:: Task goal ::
Extract the whole listing as it stands. Do not include the pictures.
[BEGIN Supplied material]
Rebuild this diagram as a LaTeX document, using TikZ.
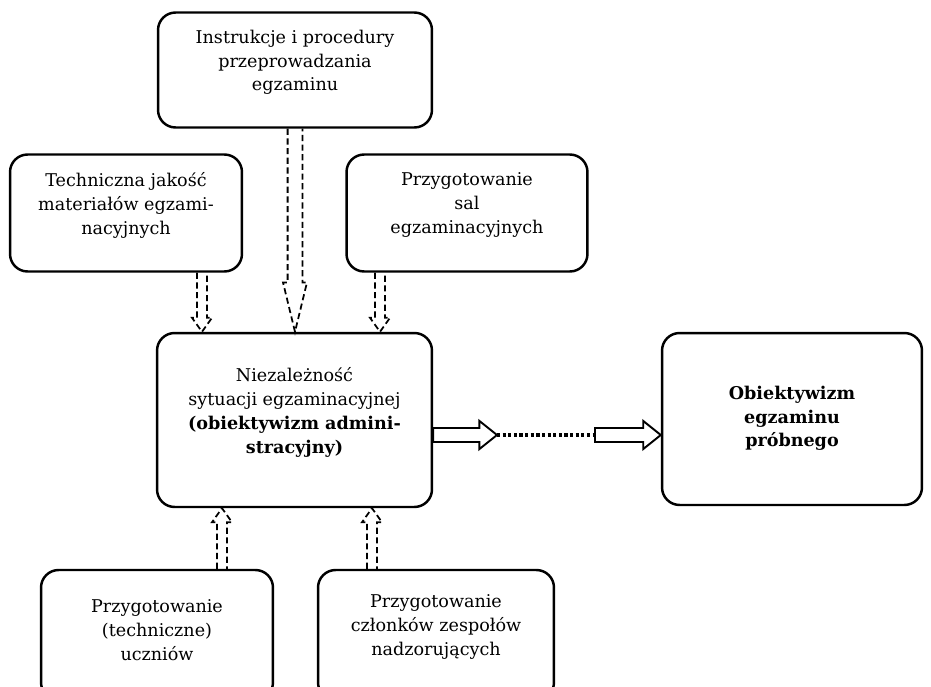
\documentclass[tikz,border=0pt]{standalone}
\usepackage{fontspec}
\setmainfont{DejaVu Serif}
\usetikzlibrary{calc}
\tikzset{>=latex}
\tikzset{
    box/.style={draw, line width=1.4pt, rounded corners=10pt, align=center,
        text depth=11pt, font=\fontsize{10}{13.6}\selectfont},
    hollow/.style n args={3}{line width=1pt, dash pattern=on 3.5pt off 2pt,
        to path={let \p1=(\tikztostart), \p2=(\tikztotarget), \n1={sign(\y1-\y2)} in
            ({\x1-#1},\y1) -- ({\x1-#1},{\y2+\n1*#3}) -- ({\x1-#2},{\y2+\n1*#3})
            -- (\x1,\y2) -- ({\x1+#2},{\y2+\n1*#3}) -- ({\x1+#1},{\y2+\n1*#3})
            -- ({\x1+#1},\y1)}},
    bigarrow/.style={line width=1.1pt,
        to path={let \p1=(\tikztostart), \p2=(\tikztotarget) in
            (\x1,{\y1+4pt}) -- ({\x2-10pt},{\y1+4pt}) -- ({\x2-10pt},{\y1+8pt})
            -- (\x2,\y1) -- ({\x2-10pt},{\y1-8pt}) -- ({\x2-10pt},{\y1-4pt})
            -- (\x1,{\y1-4pt}) -- cycle}},
    dotline/.style={line width=1.8pt, dash pattern=on 1.8pt off 1.4pt}
}

\begin{document}
\begin{tikzpicture}[x=0.02cm, y=-0.02cm]
    \useasboundingbox (0, 0) rectangle (931, 687);
    \clip (0, 0) rectangle (931, 687);
    % boxes
    \node[box, minimum width=5.48cm, minimum height=2.3cm](instr) at(295, 70){Instrukcje i procedury\\przeprowadzania\\egzaminu};
    \node[box, minimum width=4.64cm, minimum height=2.34cm](tech) at(126, 213){Techniczna jakość\\materiałów egzami-\\nacyjnych};
    \node[box, minimum width=4.82cm, minimum height=2.34cm](sal) at(467, 213){Przygotowanie\\sal\\egzaminacyjnych};
    \node[box, minimum width=5.5cm, minimum height=3.48cm](central) at(294.5, 420){Niezależność\\sytuacji egzaminacyjnej\\\textbf{(obiektywizm admini-}\\\textbf{stracyjny)}};
    \node[box, minimum width=5.2cm, minimum height=3.44cm, text depth=3pt, font=\fontsize{10}{13.6}\selectfont\bfseries](result) at(792, 419){Obiektywizm\\egzaminu\\próbnego};
    \node[box, minimum width=4.64cm, minimum height=2.6cm, text depth=6pt](uczn) at(157, 635){Przygotowanie\\(techniczne)\\uczniów};
    \node[box, minimum width=4.72cm, minimum height=2.6cm](nadz) at(436, 635){Przygotowanie\\członków zespołów\\nadzorujących};
    % arrow columns
    \coordinate (techcol) at(202, 0);
    \coordinate (salcol) at(380, 0);
    \coordinate (uczncol) at(222, 0);
    \coordinate (nadzcol) at(372, 0);
    \draw[hollow={2.8pt}{5.7pt}{8pt}](tech.south -| techcol) to (central.north -| techcol);
    \draw[hollow={4.2pt}{6.8pt}{28pt}](instr.south) to (central.north);
    \draw[hollow={2.8pt}{5.7pt}{8pt}](sal.south -| salcol) to (central.north -| salcol);
    \draw[hollow={2.8pt}{5.7pt}{8pt}](uczn.north -| uczncol) to (central.south -| uczncol);
    \draw[hollow={2.8pt}{5.7pt}{8pt}](nadz.north -| nadzcol) to (central.south -| nadzcol);
    % right arrow
    \coordinate (dotstart) at(497, 435);
    \coordinate (dotend) at(595, 435);
    \draw[bigarrow](central.east |- dotstart) to (dotstart);
    \draw[dotline](dotstart) -- (dotend);
    \draw[bigarrow](dotend) to (result.west |- dotend);
\end{tikzpicture}
\end{document}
[END Supplied material]
:: Answer to this problem ::
Rebuild this diagram as a LaTeX document, using TikZ.
\documentclass[tikz,border=0pt]{standalone}
\usepackage{fontspec}
\setmainfont{DejaVu Serif}
\usetikzlibrary{calc}
\tikzset{>=latex}
\tikzset{
    box/.style={draw, line width=1.4pt, rounded corners=10pt, align=center,
        text depth=11pt, font=\fontsize{10}{13.6}\selectfont},
    hollow/.style n args={3}{line width=1pt, dash pattern=on 3.5pt off 2pt,
        to path={let \p1=(\tikztostart), \p2=(\tikztotarget), \n1={sign(\y1-\y2)} in
            ({\x1-#1},\y1) -- ({\x1-#1},{\y2+\n1*#3}) -- ({\x1-#2},{\y2+\n1*#3})
            -- (\x1,\y2) -- ({\x1+#2},{\y2+\n1*#3}) -- ({\x1+#1},{\y2+\n1*#3})
            -- ({\x1+#1},\y1)}},
    bigarrow/.style={line width=1.1pt,
        to path={let \p1=(\tikztostart), \p2=(\tikztotarget) in
            (\x1,{\y1+4pt}) -- ({\x2-10pt},{\y1+4pt}) -- ({\x2-10pt},{\y1+8pt})
            -- (\x2,\y1) -- ({\x2-10pt},{\y1-8pt}) -- ({\x2-10pt},{\y1-4pt})
            -- (\x1,{\y1-4pt}) -- cycle}},
    dotline/.style={line width=1.8pt, dash pattern=on 1.8pt off 1.4pt}
}

\begin{document}
\begin{tikzpicture}[x=0.02cm, y=-0.02cm]
    \useasboundingbox (0, 0) rectangle (931, 687);
    \clip (0, 0) rectangle (931, 687);
    % boxes
    \node[box, minimum width=5.48cm, minimum height=2.3cm](instr) at(295, 70){Instrukcje i procedury\\przeprowadzania\\egzaminu};
    \node[box, minimum width=4.64cm, minimum height=2.34cm](tech) at(126, 213){Techniczna jakość\\materiałów egzami-\\nacyjnych};
    \node[box, minimum width=4.82cm, minimum height=2.34cm](sal) at(467, 213){Przygotowanie\\sal\\egzaminacyjnych};
    \node[box, minimum width=5.5cm, minimum height=3.48cm](central) at(294.5, 420){Niezależność\\sytuacji egzaminacyjnej\\\textbf{(obiektywizm admini-}\\\textbf{stracyjny)}};
    \node[box, minimum width=5.2cm, minimum height=3.44cm, text depth=3pt, font=\fontsize{10}{13.6}\selectfont\bfseries](result) at(792, 419){Obiektywizm\\egzaminu\\próbnego};
    \node[box, minimum width=4.64cm, minimum height=2.6cm, text depth=6pt](uczn) at(157, 635){Przygotowanie\\(techniczne)\\uczniów};
    \node[box, minimum width=4.72cm, minimum height=2.6cm](nadz) at(436, 635){Przygotowanie\\członków zespołów\\nadzorujących};
    % arrow columns
    \coordinate (techcol) at(202, 0);
    \coordinate (salcol) at(380, 0);
    \coordinate (uczncol) at(222, 0);
    \coordinate (nadzcol) at(372, 0);
    \draw[hollow={2.8pt}{5.7pt}{8pt}](tech.south -| techcol) to (central.north -| techcol);
    \draw[hollow={4.2pt}{6.8pt}{28pt}](instr.south) to (central.north);
    \draw[hollow={2.8pt}{5.7pt}{8pt}](sal.south -| salcol) to (central.north -| salcol);
    \draw[hollow={2.8pt}{5.7pt}{8pt}](uczn.north -| uczncol) to (central.south -| uczncol);
    \draw[hollow={2.8pt}{5.7pt}{8pt}](nadz.north -| nadzcol) to (central.south -| nadzcol);
    % right arrow
    \coordinate (dotstart) at(497, 435);
    \coordinate (dotend) at(595, 435);
    \draw[bigarrow](central.east |- dotstart) to (dotstart);
    \draw[dotline](dotstart) -- (dotend);
    \draw[bigarrow](dotend) to (result.west |- dotend);
\end{tikzpicture}
\end{document}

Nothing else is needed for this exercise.